Figure 8: The probability of detection versus signal-to-noise ratio at different ratios of cooperative SUs with MUs having low SNR compared with NSUs.
Figure 9: The probability of detection versus signal-to-noise ratio at different ratios of cooperative SUs with MUs having high SNR compared with SUs.

Finally, the probability of error results of the PU detection is shown in Figures 10 and 11 to compare the accuracy of the proposed scheme with all other schemes. The graphical result in Figures 10 and 11 shows the minimum error of the proposed GAMV-HDF scheme against the simple MV-HDF, EGC-SDF, and MGC-SDF schemes. In Figures 10 and 11, results are drawn with a total of 8, 12, and 16 users under low SNR observation for MUs as in Figure 10 and with higher SNR values for MUs in Figure 11.

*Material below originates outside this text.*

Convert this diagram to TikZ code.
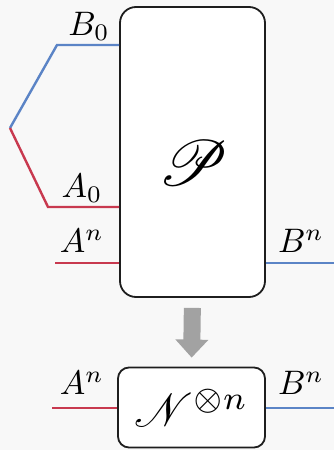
\documentclass[tikz,border=0pt]{standalone}
\usepackage{graphicx}
\usepackage{amsmath,amssymb,mathrsfs}
\usepackage{xcolor}
\definecolor{Ink}{HTML}{1E1E1E}
\definecolor{Paper}{HTML}{F8F8F8}
\definecolor{WireBlue}{HTML}{5B84C6}
\definecolor{WireRed}{HTML}{C8394F}
\definecolor{ArrowGray}{HTML}{A2A2A2}
\usetikzlibrary{arrows.meta, positioning, calc}

\begin{document}
\begin{tikzpicture}[x=1pt, y=1pt,
  chan/.style={rectangle, rounded corners=16pt, draw=Ink, line width=1.8pt,
               fill=white, inner sep=0pt},
  wire/.style={line width=2.4pt},
  lbl/.style={inner sep=0pt},
  flow/.style={line width=17pt, color=ArrowGray,
               -{Triangle[width=32pt, length=18pt]}, shorten <=10pt, shorten >=9pt}
]

%% ---- Canvas ----
\fill[Paper] (0,0) rectangle (334,450);
\useasboundingbox (0,0) rectangle (334,450);

%% ---- Superchannel (top) ----
\node[chan, minimum width=145pt, minimum height=290pt] (P) at (192.5,298) {};
\node[lbl] (Ptext) at (193,287) {\scalebox{6.4}{$\mathscr{P}$}};

%% ---- Channel (bottom) ----
\node[chan, rounded corners=11pt, minimum width=147pt, minimum height=80pt] (N) at (191.5,42.5)
  {\scalebox{4.7}{$\mathscr{N}^{\otimes n}$}};

%% ---- Free ends of the wires ----
\coordinate (bzero) at (57,405);
\coordinate (fork)  at (10,322);
\coordinate (azero) at (48,243);
\coordinate (ainP)  at (55,187);
\coordinate (boutP) at (334,187);
\coordinate (ainN)  at (52,42);
\coordinate (boutN) at (334,42);

%% ---- Wires ----
\draw[wire, WireBlue] (P.west |- bzero) -- (bzero) -- (fork);
\draw[wire, WireRed]  (fork) -- (azero) -- (P.west |- azero);
\draw[wire, WireRed]  (ainP) -- (P.west |- ainP);
\draw[wire, WireBlue] (P.east |- boutP) -- (boutP);
\draw[wire, WireRed]  (ainN) -- (N.west |- ainN);
\draw[wire, WireBlue] (N.east |- boutN) -- (boutN);

%% ---- Labels ----
\node[lbl] (lbzero) at (89,424) {\scalebox{3.4}{$B_0$}};
\node[lbl] (lazero) at (82,262) {\scalebox{3.4}{$A_0$}};
\node[lbl] (lainP)  at (82,209) {\scalebox{3.4}{$A^n$}};
\node[lbl] (lboutP) at (301,209) {\scalebox{3.4}{$B^n$}};
\node[lbl] (lainN)  at (82,67)  {\scalebox{3.4}{$A^n$}};
\node[lbl] (lboutN) at (301,67) {\scalebox{3.4}{$B^n$}};

%% ---- Reduction arrow ----
\draw[flow] (P.south) -- (N.north);

\end{tikzpicture}
\end{document}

Figure 10: Probability of error versus signal-to-noise ratio at different ratios of cooperative SUs with MUs having low SNR compared with NSUs.
Figure 11: Probability of error versus signal-to-noise ratio at different ratios of cooperative SUs with MUs having high SNR compared with NSUs.

The proposed scheme gives less detection error in terms of sensing the licensed user channel followed by the MGC-SDF scheme in Figure 10. Furthermore, the simple MV-HDF scheme has resulted in high probability of error in Figure 10. From the results in Figure 11, when MUs have higher SNR values as compared with NSUs, the error probability of the MGC-SDF and EGC-SDF increases compared with the simple MV-HDF and proposed GAMV-HDF methods. The MGC-SDF performance degrades in this case because MGC-SDF is giving higher preference to the detection of SUs with higher SNR information. As MUs are considered with higher SNR, therefore, MGC-SDF decision about the PU channel is strongly misguided by the MUs. Similarly, EGC-SDF performance is also affected by the higher SNR of the MUs because it is equally considering the reported information of all SUs for a global decision.

It is clear from these simulations that the use of GA followed by the MV-HDF scheme makes the performance of CSS more authentic and valid in the presence of MUs at various numbers of cooperating SUs and SNR ratios.

The harmful risk of AYMU, ANMU, ROMU, and OMU user participation in CSS is reduced with the usage of the proposed scheme. From the graphical results of the proposed, simple MV-HDF, EGC-SDF, and MGC-SDF schemes, it is clear that the process of cooperation turns out to be more reliable and accurate by following the proposed methodology. The proposed scheme is able to make the sensing process reliable without actually identifying MUs.

5. Conclusion

Existence of malicious users in a CSS environment is reducing the advantages of using cooperation among SUs. Efficient and timely detection of MUs in a CSS environment is necessary to avoid the FC to conclude incorrect reference to the PU spectrum. This paper focuses on improving the performance of CSS using GA. The FC is taking sensing information from all cooperating SUs, including normal and malicious users, and combining them for a more precise and concrete decision about the licensed user spectrum using MV-HDF with GA. The decisions of the MV-HDF are shaped more authentically and reliably with GA by identifying optimum sensing results with selection and crossover in the presence of MUs. Simulations reflect the superiority and authenticity of the proposed scheme in producing a more accurate and reliable decision in CSS at the FC.

Conflicts of Interest

The authors declare that there is no conflict of interest regarding the publication of this paper.